Atures and Maypures are names missionaries took from nearby tribes. Some years before Humboldt’s voyage, the Maypures had been exterminated by the violent Caribs (see more on the Caribs here and Here) and, according to legend, had taken their domesticated parrots as spoils. Humboldt had come across some Caribs one of whom gave him his parrot as a gift.
The explorer noticed that the words spoken by the parrot did not correspond with the Carib dialect and he asked his host why. The Indian told him that the words he heard were not Carib, but Maypure, the now extinct tribe.
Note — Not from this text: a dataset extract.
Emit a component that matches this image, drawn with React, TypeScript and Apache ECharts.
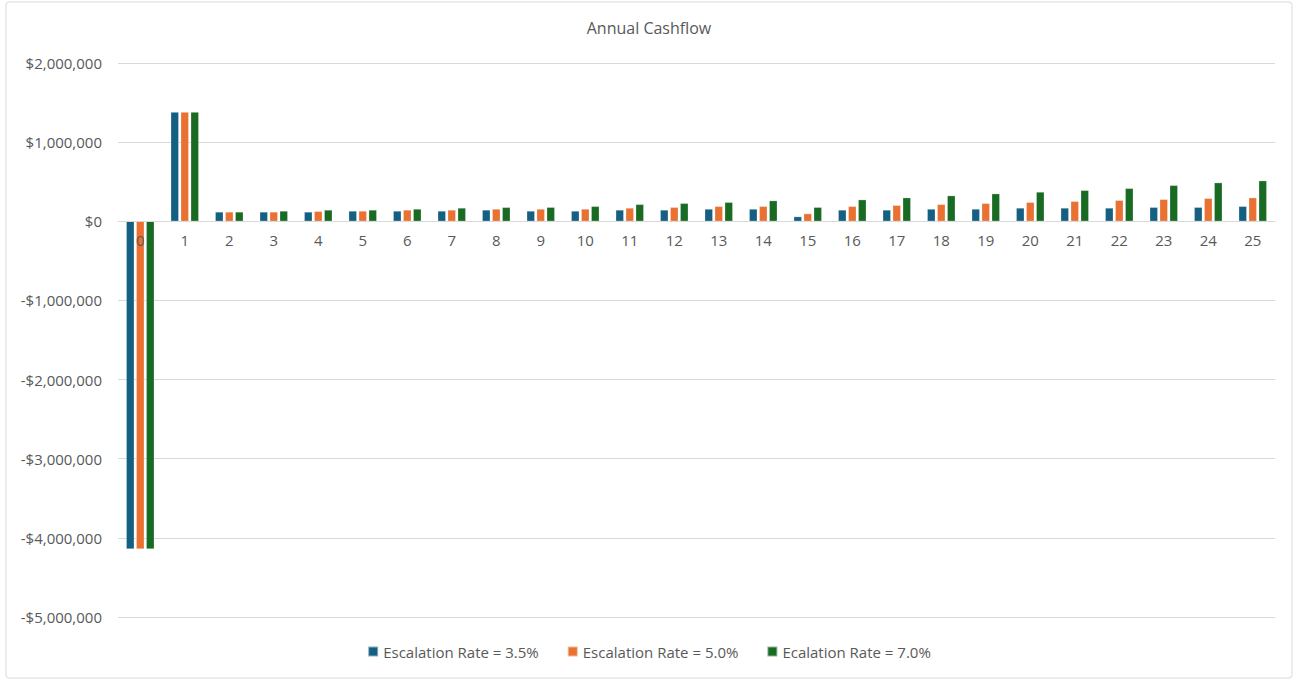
import React, { useEffect, useRef } from "react";
import * as echarts from "echarts";

const years = Array.from({ length: 26 }, (_, i) => String(i));
const seriesNames = ["Escalation Rate = 3.5%", "Escalation Rate = 5.0%", "Ecalation Rate = 7.0%"];
const rate35 = [-4140000, 1380000, 118000, 118000, 118000, 130000, 130000, 130000, 143000, 130000, 130000, 143000, 143000, 155000, 155000, 59000, 143000, 143000, 155000, 155000, 168000, 168000, 168000, 177000, 177000, 189000];
const rate50 = [-4140000, 1380000, 118000, 118000, 126000, 130000, 143000, 143000, 155000, 155000, 155000, 168000, 177000, 189000, 189000, 97000, 189000, 202000, 214000, 227000, 240000, 252000, 265000, 277000, 290000, 298000];
const rate70 = [-4140000, 1380000, 118000, 130000, 143000, 143000, 155000, 168000, 176000, 177000, 189000, 214000, 227000, 240000, 261000, 177000, 273000, 298000, 324000, 349000, 370000, 391000, 416000, 454000, 488000, 513000];
const colors = ["#156082", "#E97132", "#196B24"];

const yMin = -5000000;
const yMax = 2000000;

const fmt = (v: number) => {
  const s = Math.abs(v).toLocaleString("en-US");
  return (v < 0 ? "-$" : "$") + s;
};

export default function App() {
  const ref = useRef<HTMLDivElement>(null);
  useEffect(() => {
    if (!ref.current) return;
    const chart = echarts.init(ref.current, undefined, { renderer: "svg" });
    const font = "Open Sans, Liberation Sans, sans-serif";
    const data = [rate35, rate50, rate70];
    const gridTop = 63;
    const gridBottom = 64;
    const plotH = 681 - gridTop - gridBottom;
    const zeroOffset = -Math.round((plotH * (0 - yMin)) / (yMax - yMin));
    chart.setOption({
      animation: false,
      textStyle: { fontFamily: font },
      title: {
        text: "Annual Cashflow",
        left: "center",
        top: 15,
        textStyle: { fontSize: 16, fontWeight: "normal", color: "#595959", fontFamily: font },
      },
      graphic: [
        {
          type: "rect",
          shape: { x: 6, y: 2, width: 1286, height: 676, r: 3 },
          style: { fill: "none", stroke: "#d9d9d9", lineWidth: 1 },
          silent: true,
        },
      ],
      legend: {
        bottom: 17,
        left: "center",
        itemWidth: 10,
        itemHeight: 10,
        itemGap: 28,
        icon: "rect",
        textStyle: { fontSize: 15, color: "#595959", fontFamily: font },
        data: seriesNames,
      },
      grid: { left: 118, right: 23, top: gridTop, bottom: gridBottom, containLabel: false },
      xAxis: {
        type: "category",
        data: years,
        position: "bottom",
        offset: zeroOffset,
        z: 10,
        axisLine: { onZero: false, lineStyle: { color: "#d9d9d9", width: 1 } },
        axisTick: { show: false },
        axisLabel: {
          color: "#595959",
          fontSize: 15,
          margin: 11,
          interval: 0,
          showMinLabel: true,
          showMaxLabel: true,
          hideOverlap: false,
        },
      },
      yAxis: {
        type: "value",
        min: yMin,
        max: yMax,
        interval: 1000000,
        axisLine: { show: false },
        axisTick: { show: false },
        splitLine: { lineStyle: { color: "#d9d9d9", width: 1 } },
        axisLabel: { color: "#595959", fontSize: 15, margin: 16, formatter: fmt },
      },
      series: seriesNames.map((name, i) => ({
        name,
        type: "bar",
        data: data[i],
        barWidth: 8,
        barGap: "25%",
        z: 2,
        itemStyle: { color: colors[i], borderColor: "rgba(255,255,255,0.5)", borderWidth: 0.5 },
      })),
    });
    return () => chart.dispose();
  }, []);
  return (
    <div
      ref={ref}
      style={{ position: "absolute", left: 0, top: 0, width: 1298, height: 681, background: "#fff" }}
    />
  );
}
So Humboldt was hearing language from a tribe that no longer could speak.
That’s a fascinating tale, although I’ve not been able to confirm it in Humboldt’s massive, multi-volume Narrative.
A few more observations by the great explorer about this area of the Orinoco:
“We passed two hours on a large rock, standing in the middle of the Orinoco, and called the Piedra de la Paciencia, or the Stone of Patience, because the canoes, in going up, are sometimes detained there two days, to extricate themselves from the whirlpool caused by this rock.”
And, finally,
“The Indians would not hazard passing the cataract; and we slept on a very incommodious spot, on the shelf of a rock, with a slope of more than eighteen degrees, and of which the crevices sheltered a swarm of bats. We heard the cries of the jaguar very near us during the whole night. They were answered by our great dog in lengthened howlings. I waited the appearance of the stars in vain: the sky was exceedingly black; and the hoarse sounds of the cascades of the Orinoco mingled with the rolling of the distant thunder.”